Exercise task ::
Copy out all the lines in the records that include the word "matplotlib".

Material for this exercise ::

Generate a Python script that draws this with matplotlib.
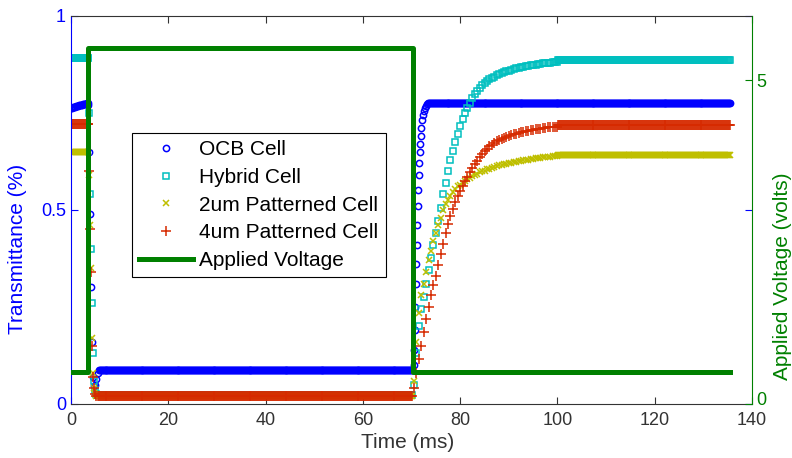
import numpy as np
import matplotlib.pyplot as plt
from matplotlib.transforms import ScaledTranslation

plt.rcParams['font.family'] = ['Liberation Sans', 'DejaVu Sans']

# sample times (ms)
t_start = np.arange(0, 3.5, 0.2)
t_fall = np.array([3.6, 3.8, 4.0, 4.2, 4.4, 4.6, 4.8, 5.0, 5.2, 5.5])
t_on = np.arange(5.7, 70.21, 0.2)
t_rise = np.arange(70.5, 100.01, 0.5)
t_end = np.arange(100.2, 135.51, 0.2)
t_ocb_rise = np.array([70.5, 70.6, 70.7, 70.8, 70.9, 71.0, 71.1, 71.2, 71.3, 71.4,
                       71.5, 71.6, 71.7, 71.8, 71.9, 72.0, 72.2, 72.4, 72.6, 72.8,
                       73.0, 73.2, 73.4, 73.6])
t_ocb_end = np.arange(73.8, 135.51, 0.2)

# OCB cell transmittance
ocb_start = [0.762, 0.763, 0.764, 0.764, 0.765, 0.766, 0.767, 0.768, 0.769,
             0.770, 0.770, 0.771, 0.772, 0.772, 0.773, 0.773, 0.774, 0.774]
ocb_fall = [0.77, 0.65, 0.49, 0.30, 0.16, 0.07, 0.045, 0.05, 0.065, 0.08]
ocb_on = 0.088
ocb_rise = [0.10, 0.14, 0.19, 0.25, 0.31, 0.36, 0.41, 0.46, 0.51, 0.55,
            0.59, 0.62, 0.65, 0.67, 0.69, 0.71, 0.73, 0.745, 0.755, 0.763,
            0.768, 0.772, 0.775, 0.776]
ocb_end = 0.776

# Hybrid cell
hyb_start = 0.89
hyb_fall = [0.89, 0.75, 0.54, 0.40, 0.26, 0.13, 0.06, 0.035, 0.025, 0.022]
hyb_on = 0.022
hyb_rise = [0.05, 0.13, 0.20, 0.245, 0.275, 0.31, 0.345, 0.375, 0.41, 0.44,
            0.47, 0.505, 0.54, 0.57, 0.60, 0.628, 0.652, 0.675, 0.695, 0.715,
            0.733, 0.75, 0.763, 0.776, 0.787, 0.797, 0.806, 0.814, 0.82, 0.826,
            0.831, 0.836, 0.84, 0.843, 0.846, 0.849, 0.852, 0.854, 0.856, 0.858,
            0.86, 0.862, 0.864, 0.865, 0.867, 0.868, 0.87, 0.871, 0.872, 0.873,
            0.874, 0.875, 0.876, 0.877, 0.878, 0.879, 0.879, 0.88, 0.88, 0.881]
hyb_end = 0.885

# 2um patterned cell
p2_start = 0.65
p2_fall = [0.65, 0.59, 0.46, 0.35, 0.17, 0.08, 0.04, 0.025, 0.02, 0.02]
p2_on = 0.02
p2_rise = [0.06, 0.16, 0.235, 0.28, 0.31, 0.34, 0.37, 0.395, 0.42, 0.44,
           0.46, 0.48, 0.50, 0.515, 0.525, 0.535, 0.545, 0.553, 0.56, 0.565,
           0.57, 0.575, 0.579, 0.583, 0.587, 0.59, 0.593, 0.596, 0.599, 0.601,
           0.604, 0.606, 0.608, 0.61, 0.612, 0.614, 0.616, 0.617, 0.619, 0.62,
           0.621, 0.622, 0.623, 0.625, 0.626, 0.627, 0.628, 0.629, 0.63, 0.631,
           0.632, 0.633, 0.634, 0.635, 0.635, 0.636, 0.637, 0.638, 0.638, 0.639]
p2_end = 0.641

# 4um patterned cell
p4_start = 0.72
p4_fall = [0.72, 0.60, 0.45, 0.34, 0.15, 0.07, 0.04, 0.025, 0.02, 0.02]
p4_on = 0.02
p4_rise = [0.04, 0.08, 0.115, 0.15, 0.185, 0.22, 0.25, 0.28, 0.305, 0.33,
           0.358, 0.385, 0.413, 0.44, 0.463, 0.485, 0.503, 0.52, 0.535, 0.548,
           0.561, 0.573, 0.585, 0.597, 0.607, 0.617, 0.626, 0.635, 0.643, 0.651,
           0.657, 0.663, 0.668, 0.672, 0.676, 0.679, 0.682, 0.685, 0.688, 0.69,
           0.692, 0.694, 0.696, 0.697, 0.699, 0.70, 0.702, 0.703, 0.705, 0.706,
           0.707, 0.708, 0.709, 0.71, 0.711, 0.712, 0.712, 0.713, 0.714, 0.714]
p4_end = 0.718

# applied voltage
t_volt = [0, 3.5, 3.5, 70.4, 70.4, 135.5]
volt = [0.5, 0.5, 5.5, 5.5, 0.5, 0.5]


def cell(start, fall, on, rise, end):
    if np.isscalar(start):
        start = np.full(len(t_start), start)
    t = np.concatenate([t_start, t_fall, t_on, t_rise, t_end])
    v = np.concatenate([start, fall, np.full(len(t_on), on), rise,
                        np.full(len(t_end), end)])
    return t, v


t_ocb = np.concatenate([t_start, t_fall, t_on, t_ocb_rise, t_ocb_end])
v_ocb = np.concatenate([ocb_start, ocb_fall, np.full(len(t_on), ocb_on), ocb_rise,
                        np.full(len(t_ocb_end), ocb_end)])
t_hyb, v_hyb = cell(hyb_start, hyb_fall, hyb_on, hyb_rise, hyb_end)
t_p2, v_p2 = cell(p2_start, p2_fall, p2_on, p2_rise, p2_end)
t_p4, v_p4 = cell(p4_start, p4_fall, p4_on, p4_rise, p4_end)

blue = '#0000ff'
cyan = '#00bfbf'
yellow = '#bfbf00'
red = '#d62a00'
green = '#008000'
gray = '#333333'

fig = plt.figure(figsize=(7.92, 4.58), dpi=100)
ax = fig.add_axes([0.0896, 0.118, 0.860, 0.848])
ax2 = ax.twinx()

h1, = ax.plot(t_ocb, v_ocb, 'o', color=blue, mfc='none', ms=4.5, mew=1.1, label='OCB Cell')
h2, = ax.plot(t_hyb, v_hyb, 's', color=cyan, mfc='none', ms=4, mew=1.1, label='Hybrid Cell')
h3, = ax.plot(t_p2, v_p2, 'x', color=yellow, ms=4.5, mew=1.1, label='2um Patterned Cell')
h4, = ax.plot(t_p4, v_p4, '+', color=red, ms=6.5, mew=1.1, label='4um Patterned Cell')
h5, = ax2.plot(t_volt, volt, '-', color=green, lw=3.6, label='Applied Voltage')

ax.set_xlim(0, 140)
ax.set_ylim(0, 1)
ax2.set_ylim(0, 6)
ax.set_xticks(np.arange(0, 141, 20))
ax.set_yticks([0, 0.5, 1])
ax.set_yticklabels(['0', '0.5', '1'])
ax2.set_yticks([0, 5])

ax.tick_params(axis='x', direction='in', length=5, top=True, colors=gray, labelsize=13, pad=6)
ax.tick_params(axis='y', direction='in', length=5, right=True, colors=blue, labelsize=13)
ax2.tick_params(axis='y', direction='in', length=5, colors=green, labelsize=13, pad=3)

# right-hand "0" sits just above the "140" label, as in the original
zero_lab = ax2.get_yticklabels()[0]
zero_lab.set_transform(zero_lab.get_transform() + ScaledTranslation(0, 4 / 72, fig.dpi_scale_trans))

for s in ['top', 'bottom']:
    ax.spines[s].set_color(gray)
ax.spines['left'].set_color(blue)
ax.spines['right'].set_visible(False)
for s in ['top', 'bottom', 'left']:
    ax2.spines[s].set_visible(False)
ax2.spines['right'].set_color(green)

ax.set_xlabel('Time (ms)', fontsize=15, color=gray)
ax.xaxis.set_label_coords(0.494, -0.075)
ax.set_ylabel('Transmittance (%)', fontsize=15, color=blue)
ax.yaxis.set_label_coords(-0.064, 0.40)
ax2.set_ylabel('Applied Voltage (volts)', fontsize=15, color=green)
ax2.yaxis.set_label_coords(1.031, 0.33)

leg = ax2.legend(handles=[h1, h2, h3, h4, h5], loc='upper left',
                 bbox_to_anchor=(0.089, 0.698), borderaxespad=0, fontsize=15,
                 numpoints=1, handlelength=2.6, handletextpad=0.3, labelspacing=0.42,
                 borderpad=0.35, fancybox=False, framealpha=1, edgecolor='black')
leg.get_frame().set_linewidth(0.8)

fig.savefig('out.png', dpi=100)
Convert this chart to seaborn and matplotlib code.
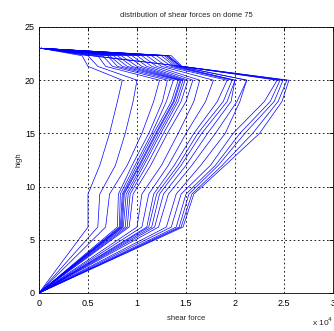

Solved exercise ::
Generate a Python script that draws this with matplotlib.
import matplotlib.pyplot as plt
from matplotlib.transforms import ScaledTranslation
Convert this chart to seaborn and matplotlib code.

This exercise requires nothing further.